I think I’d be good at distilling. I know I’d be terrible at being in charge of an operation, I have neither the economic wherewithal or ruthlessness. But I was a barista for a long time, so I think I’d be good at tending a still. I don’t think Prohibition had much of a “craft rotgut” scene, but I imagine I’d be able to get to the point of describing the flavor notes to my customers, which could maybe help me work my way up to get the kind of clients who could afford to care about the quality of their whiskey during Prohibition. But I’m also too trusting, so I’d be very easy to rip off. So, if I could find my way into an operation run by someone like Sam in Bootlegger, who takes care of their own, I’d make a very good worker.
Do you have a favorite tipple or are you a teetotaler?
I do love the occasional bourbon or an old fashioned, but generally I stick with beer.
What else are you working on/working on next, writing-wise?
I’m currently getting my Masters in Political Science, so I’m writing several essays, mainly focusing on the global impact of the film industry. I recently had a staged reading of a new play, Wildlife, which focuses on the illegal wildlife trade, as part of an ongoing project for my classes focusing on climate change. I am also working on an audio drama, called Ambrosia’s Big Break, with the hopes of releasing it in podcast format. Over the process of revising Bootlegger, I’ve had more ideas about things I’d like to do in this medium, so I’ve started to sketch out ideas for another interactive novel. This one would take an interconnected series of science fiction stories I wrote, and adapt them into one big world for the player. It’s one of those narratives that I’ve been attached to for years, but haven’t found the proper form for yet.
Fun interview.
I am looking forward to this release.
This may just be me, but I think putting author interviews out before putting out the demo chapters is a misstep. An author interview doesn’t get me excited for a game, whereas a good demo can make me seek out additional content (like author interviews).
I think it’s sensible to do more author interviews while the games are still in progress so players have more awareness of games before release week - but yeah, it’d be even better to coordinate the interview with having a chapter or two available to play on the Steam page as well; I’d assume that would increase wishlists.
Hope the beta testing is going well, @Drewber! Looking forward to this coming out next month!
One good release leads into another! Congratulations!
This is one of the most fascinating CoG interviews I’ve read. I’ve never even thought to consider comparing and contrasting the demands and opportunities of IF and theater.
But the coolest thing for me was to learn that @Drewber and I used to be (maybe still are?) neighbors! I live less than an hour from Albuquerque. I wonder if they ever still perform any of his plays around here? I’d love to see one.

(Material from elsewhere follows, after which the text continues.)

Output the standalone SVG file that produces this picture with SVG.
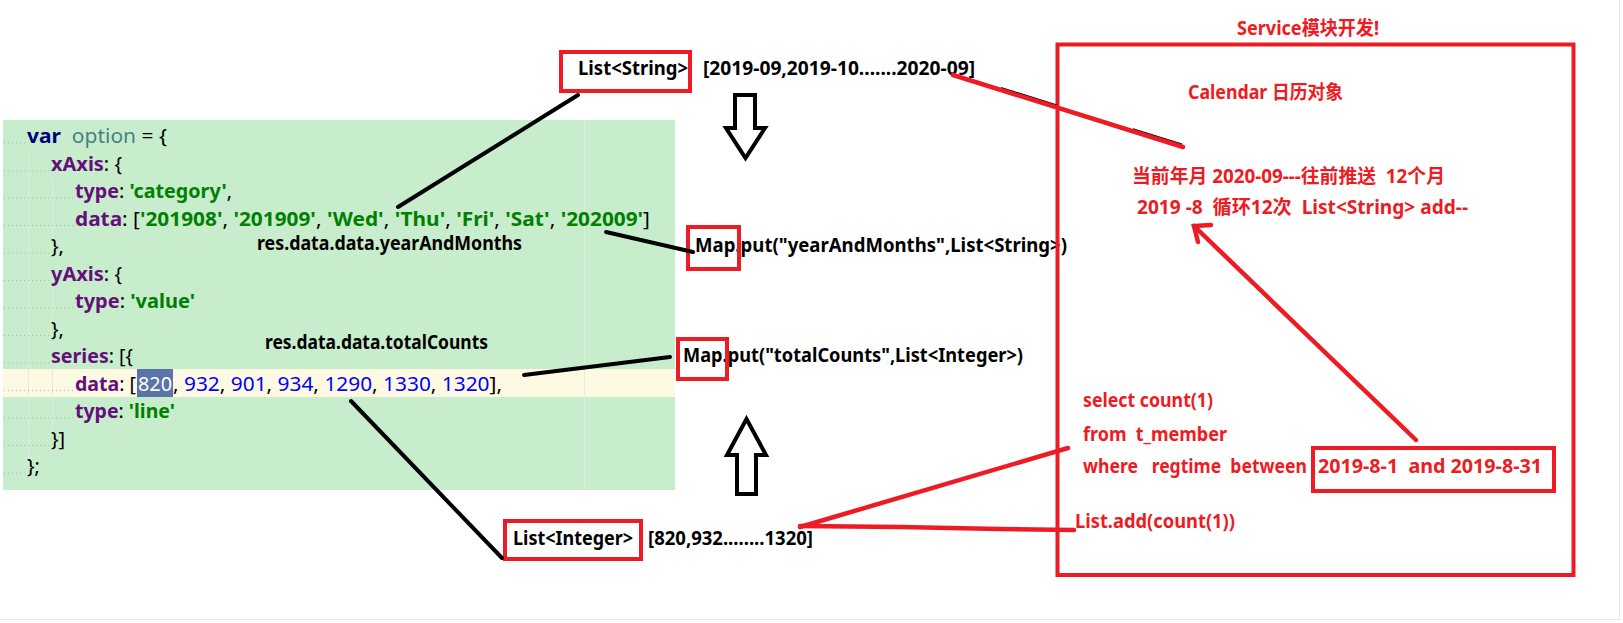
<svg xmlns="http://www.w3.org/2000/svg" width="1623" height="623" viewBox="0 0 1623 623">
<style>
.lbl{font-family:"Noto Sans","Noto Sans CJK SC",sans-serif;font-weight:700;font-size:19.5px;fill:#000}
.red{fill:#ed1c24}
.code{font-family:"Noto Sans",sans-serif;font-size:20px;fill:#000}
.k{fill:#660e7a;font-weight:700}
.s{fill:#008000;font-weight:700}
.n{fill:#0000ff}
.box{fill:none;stroke:#ed1c24;stroke-width:4}
.bl{stroke:#000;stroke-width:4;stroke-linecap:round;fill:none}
.rl{stroke:#ed1c24;stroke-width:4.5;stroke-linecap:round;fill:none}
.hollow{fill:#fff;stroke:#000;stroke-width:4}
.guide{stroke:#aab8ab;stroke-width:1;stroke-dasharray:1 3}
.vg{stroke:#e3ebe3;stroke-width:1}
</style>
<rect x="0" y="0" width="1623" height="623" fill="#fff"/>
<line x1="0" y1="619.5" x2="1620" y2="619.5" stroke="#e6e6e6" stroke-width="1"/>
<line x1="1619.5" y1="0" x2="1619.5" y2="620" stroke="#e6e6e6" stroke-width="1"/>

<g id="code">
<rect x="3" y="120" width="672" height="370" fill="#c7edcc"/>
<rect x="3" y="369" width="672" height="28" fill="#fef9e3"/>
<line class="vg" x1="584.5" y1="120" x2="584.5" y2="490"/>
<line class="vg" x1="28.5" y1="150" x2="28.5" y2="465"/>
<line class="vg" x1="52.5" y1="178" x2="52.5" y2="240"/>
<line class="vg" x1="52.5" y1="288" x2="52.5" y2="315"/>
<line class="vg" x1="52.5" y1="370" x2="52.5" y2="430"/>
<g>
<line class="guide" x1="4" y1="143" x2="26" y2="143"/>
<line class="guide" x1="4" y1="171" x2="50" y2="171"/>
<line class="guide" x1="4" y1="198" x2="74" y2="198"/>
<line class="guide" x1="4" y1="225.5" x2="74" y2="225.5"/>
<line class="guide" x1="4" y1="253" x2="50" y2="253"/>
<line class="guide" x1="4" y1="280.5" x2="50" y2="280.5"/>
<line class="guide" x1="4" y1="308" x2="74" y2="308"/>
<line class="guide" x1="4" y1="335.5" x2="50" y2="335.5"/>
<line class="guide" x1="4" y1="363" x2="50" y2="363"/>
<line class="guide" x1="4" y1="390.5" x2="74" y2="390.5"/>
<line class="guide" x1="4" y1="418" x2="74" y2="418"/>
<line class="guide" x1="4" y1="445.5" x2="50" y2="445.5"/>
<line class="guide" x1="4" y1="473" x2="26" y2="473"/>
</g>
<rect x="137" y="369" width="36" height="28" fill="#5a74a9"/>
<text class="code" x="27" y="143" xml:space="preserve" textLength="140" lengthAdjust="spacingAndGlyphs"><tspan fill="#000080" font-weight="700">var</tspan>  <tspan fill="#458383">option</tspan> = {</text>
<text class="code" x="51" y="171" textLength="71" lengthAdjust="spacingAndGlyphs"><tspan class="k">xAxis</tspan>: {</text>
<text class="code" x="75" y="198" textLength="157" lengthAdjust="spacingAndGlyphs"><tspan class="k">type</tspan>: <tspan class="s">'category'</tspan>,</text>
<text class="code" x="75" y="225.5" textLength="575" lengthAdjust="spacingAndGlyphs"><tspan class="k">data</tspan>: [<tspan class="s">'201908'</tspan>, <tspan class="s">'201909'</tspan>, <tspan class="s">'Wed'</tspan>, <tspan class="s">'Thu'</tspan>, <tspan class="s">'Fri'</tspan>, <tspan class="s">'Sat'</tspan>, <tspan class="s">'202009'</tspan>]</text>
<text class="code" x="51" y="253">},</text>
<text class="code" x="51" y="280.5" textLength="71" lengthAdjust="spacingAndGlyphs"><tspan class="k">yAxis</tspan>: {</text>
<text class="code" x="75" y="308" textLength="120" lengthAdjust="spacingAndGlyphs"><tspan class="k">type</tspan>: <tspan class="s">'value'</tspan></text>
<text class="code" x="51" y="335.5">},</text>
<text class="code" x="51" y="363" textLength="82" lengthAdjust="spacingAndGlyphs"><tspan class="k">series</tspan>: [{</text>
<text class="code" x="75" y="390.5" textLength="61" lengthAdjust="spacingAndGlyphs"><tspan class="k">data</tspan>: [</text>
<text class="code" x="138" y="390.5" style="fill:#fff" textLength="34" lengthAdjust="spacingAndGlyphs">820</text>
<text class="code" x="173" y="390.5" textLength="329" lengthAdjust="spacingAndGlyphs">, <tspan class="n">932</tspan>, <tspan class="n">901</tspan>, <tspan class="n">934</tspan>, <tspan class="n">1290</tspan>, <tspan class="n">1330</tspan>, <tspan class="n">1320</tspan>],</text>
<text class="code" x="75" y="418" textLength="100" lengthAdjust="spacingAndGlyphs"><tspan class="k">type</tspan>: <tspan class="s">'line'</tspan></text>
<text class="code" x="51" y="445.5">}]</text>
<text class="code" x="27" y="473">};</text>
</g>

<g id="label-yearAndMonths">
<text class="lbl" x="257" y="250" textLength="265" lengthAdjust="spacingAndGlyphs">res.data.data.yearAndMonths</text>
</g>
<g id="label-totalCounts">
<text class="lbl" x="265" y="349" textLength="223" lengthAdjust="spacingAndGlyphs">res.data.data.totalCounts</text>
</g>

<g id="list-string">
<rect class="box" x="561" y="52" width="129" height="39"/>
<text class="lbl" x="578" y="75" textLength="110" lengthAdjust="spacingAndGlyphs">List&lt;String&gt;</text>
<text class="lbl" x="703" y="75" textLength="272" lengthAdjust="spacingAndGlyphs">[2019-09,2019-10.......2020-09]</text>
</g>

<g id="map-yearAndMonths">
<text class="lbl" x="695" y="252" textLength="372" lengthAdjust="spacingAndGlyphs">Map.put("yearAndMonths",List&lt;String&gt;)</text>
<rect class="box" x="688" y="227" width="51" height="42"/>
</g>

<g id="map-totalCounts">
<text class="lbl" x="683" y="362" textLength="340" lengthAdjust="spacingAndGlyphs">Map.put("totalCounts",List&lt;Integer&gt;)</text>
<rect class="box" x="678" y="339" width="49" height="40"/>
</g>

<g id="list-integer">
<rect class="box" x="505" y="521" width="136" height="38"/>
<text class="lbl" x="513" y="545" textLength="120" lengthAdjust="spacingAndGlyphs">List&lt;Integer&gt;</text>
<text class="lbl" x="648" y="545" textLength="165" lengthAdjust="spacingAndGlyphs">[820,932........1320]</text>
</g>

<g id="service">
<text class="lbl red" x="1237" y="35" textLength="142" lengthAdjust="spacingAndGlyphs">Service模块开发!</text>
<rect class="box" x="1057.5" y="44.5" width="516" height="530.5"/>
<text class="lbl red" x="1188" y="99" textLength="155" lengthAdjust="spacingAndGlyphs">Calendar 日历对象</text>
<text class="lbl red" x="1132" y="183" xml:space="preserve" textLength="313" lengthAdjust="spacingAndGlyphs">当前年月 2020-09---往前推送  12个月</text>
<text class="lbl red" x="1137" y="214" xml:space="preserve" textLength="331" lengthAdjust="spacingAndGlyphs">2019 -8  循环12次  List&lt;String&gt; add--</text>
<text class="lbl red" x="1083" y="407" textLength="130" lengthAdjust="spacingAndGlyphs">select count(1)</text>
<text class="lbl red" x="1083" y="441" xml:space="preserve" textLength="144" lengthAdjust="spacingAndGlyphs">from  t_member</text>
<text class="lbl red" x="1083" y="473" xml:space="preserve" textLength="224" lengthAdjust="spacingAndGlyphs">where   regtime  between</text>
<rect class="box" x="1313" y="448" width="241" height="43"/>
<text class="lbl red" x="1318" y="473" xml:space="preserve" textLength="224" lengthAdjust="spacingAndGlyphs">2019-8-1  and 2019-8-31</text>
<text class="lbl red" x="1075" y="528" textLength="160" lengthAdjust="spacingAndGlyphs">List.add(count(1))</text>
</g>

<g id="connectors">
<path class="hollow" d="M735,95 H755 V128 H765 L745.5,158 L726,128 H735 Z"/>
<path class="hollow" d="M746.5,419 L766,455 H756 V494 H737 V455 H727 Z"/>
<line class="bl" x1="578" y1="95" x2="398" y2="207"/>
<line class="bl" x1="606" y1="232" x2="693" y2="252"/>
<line class="bl" x1="524" y1="375" x2="670" y2="357"/>
<line class="bl" x1="351" y1="401" x2="502" y2="558"/>
<line x1="1001" y1="87.6" x2="1057" y2="105.1" stroke="#000" stroke-width="1.3"/>
<line x1="1133" y1="128.9" x2="1182" y2="144.2" stroke="#000" stroke-width="1.3"/>
<line class="rl" x1="953" y1="75" x2="1183" y2="147"/>
<line class="rl" x1="800" y1="527" x2="1068" y2="448"/>
<path class="rl" d="M800,526 L900,527 L1000,529 L1074,530"/>
<line class="rl" x1="1416" y1="440" x2="1194" y2="226"/>
<path class="rl" d="M1211,225 L1194,226 L1198,242"/>
</g>
</svg>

Anyway, I’ve played Bootlegger quite a few times both before it was finished and during the beta, and I love what it’s become. I’ve long been interested in the Prohibition era, so it was a lot of fun getting to experience it from this angle. I remember my first impression of this game was that it was “stressful, in a good way” - that’s a more or less literal quote from my first feedback report - and that’s still perhaps the best way I can think of to describe it. You’re very rarely allowed to forget that you’re surrounded by threats on all sides, and there are very few people you can truly trust. In that atmosphere of constant threat, you’re trying to run a business, do right by your younger sister, and figure out your place in the world. It’s a shorter game than some, but one with great scope for character development.